How Abuse-Deterrent Opioids Give Doctors and Patients More Options
By: Sarah Galbally, Secretary of Policy and Planning
October 11, 2016
While many people become addicted to opioids by simply swallowing pills, others crush pills to snort or smoke.
Drug manufacturers, with encouragement and guidance from the U.S. Food and Drug Administration, are rapidly developing new technologies to prevent this kind of abuse. Some of these drugs are uncrushable, even with a hammer, while others are formulated with naloxone so the more an individual takes, the less effective it is in creating a high and limiting the potential for overdose. Others turn into a gel when they are crushed, making them impossible to put into a syringe to inject.

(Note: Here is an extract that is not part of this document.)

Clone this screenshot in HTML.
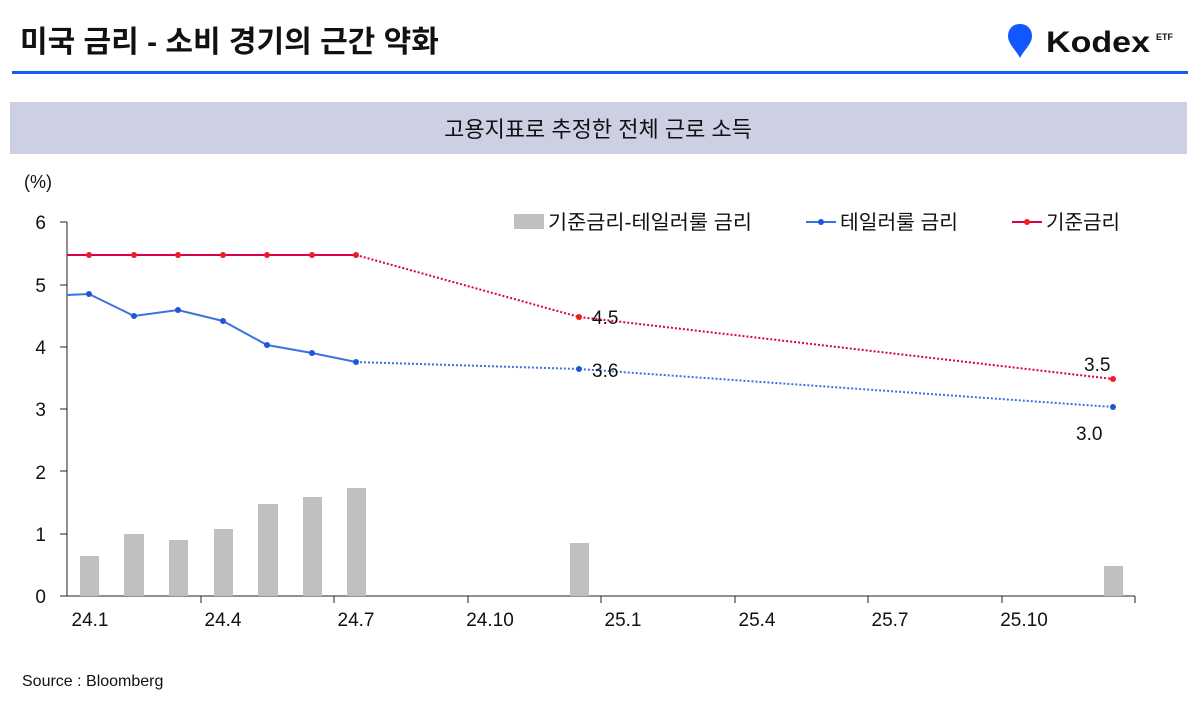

Recently, Governor Wolf sent a letter to the FDA encouraging their expedited approval of generic forms of opioids with abuse-deterrent formulations which will ultimately make these drugs more affordable and more accessible for the people who need them.
Governor Wolf believes that insurance companies should be required to cover abuse-deterrent opioids. HB1698, which has passed in the House and is sponsored by Rep. Heffley, would require health insurance plans and carriers to provide access to abuse-deterrent opioids. In no way would this bill require doctors to prescribe abuse-deterrent opioids. Rather, it would give doctors additional decision making tools and create more opportunities for doctors and patients to collaborate on the best clinical path forward in treating pain.
In 2010, OxyContin (OC) was reformulated to be abuse-deterrent. Following this reformulation, rates of abuse, misuse, overdose, death, and drug diversion all decreased. By 2013, “abuse of OxyContin decreased 48% in national poison center surveillance systems, decreased 32% in a national drug treatment system, and decreased 27% among individuals prescribed OC in claims databases. Doctor-shopping for OC decreased 50%,” according to a study published in the summer of 2016. While this study was limited to analyzing the effects of reformulated OC on OC-specific abuse, it adds to a growing body of evidence that justifies expanding access to opioids with abuse-deterrent properties for doctors and patients.
According to the American College of Preventive Medicine, almost 60% of prescription medications that are used for nonmedical purposes are obtained from family or friends. Imagine a mother of teen children who was prescribed opioids for pain management following a car accident. Why wouldn’t we want to give this mother the option of having opioids that cannot be snorted or injected in her home?
The disease of addiction often begins with swallowing pills. However as the severity of abuse and an individual’s tolerance increases, people suffering from addiction can quickly move to injecting and snorting opioids in order to achieve a stronger high.
Furthermore, many also believe that the risk of addiction increases substantially with snorting or injecting. By making abuse-deterrent opioids more widely available, we can help to curb the likelihood of accelerating the severity of a person’s addiction and instead connect them with treatment services earlier in their addiction.
Abuse-deterrent opioids are not a cure-all for the opioid epidemic, but taking steps to ensure that pills cannot be altered into forms that make them more potent is a positive step forward and one we wholeheartedly endorse in Pennsylvania.
HB1698 requires that insurance companies over which the state has regulatory oversight (typically large and small group plans) provide coverage for three opioids with abuse deterrent properties in the event they currently offer a non-abuse deterrent opioid on their formulary. Neither Pennsylvania’s Medicaid program, Medical Assistance, nor the Commonwealth’s employee benefits plan, PEBTF, are covered under the purview of this legislation and yet both currently cover multiple abuse-deterrent opioids on their formularies. Private insurance companies should do their part to fight the opioid epidemic and model this coverage to create a pathway for meaningful consumer choice.
Abuse-deterrent opioids, if crafted properly, can be important tools to prevent against intentional or unintentional misuse, abuse, or overdoses.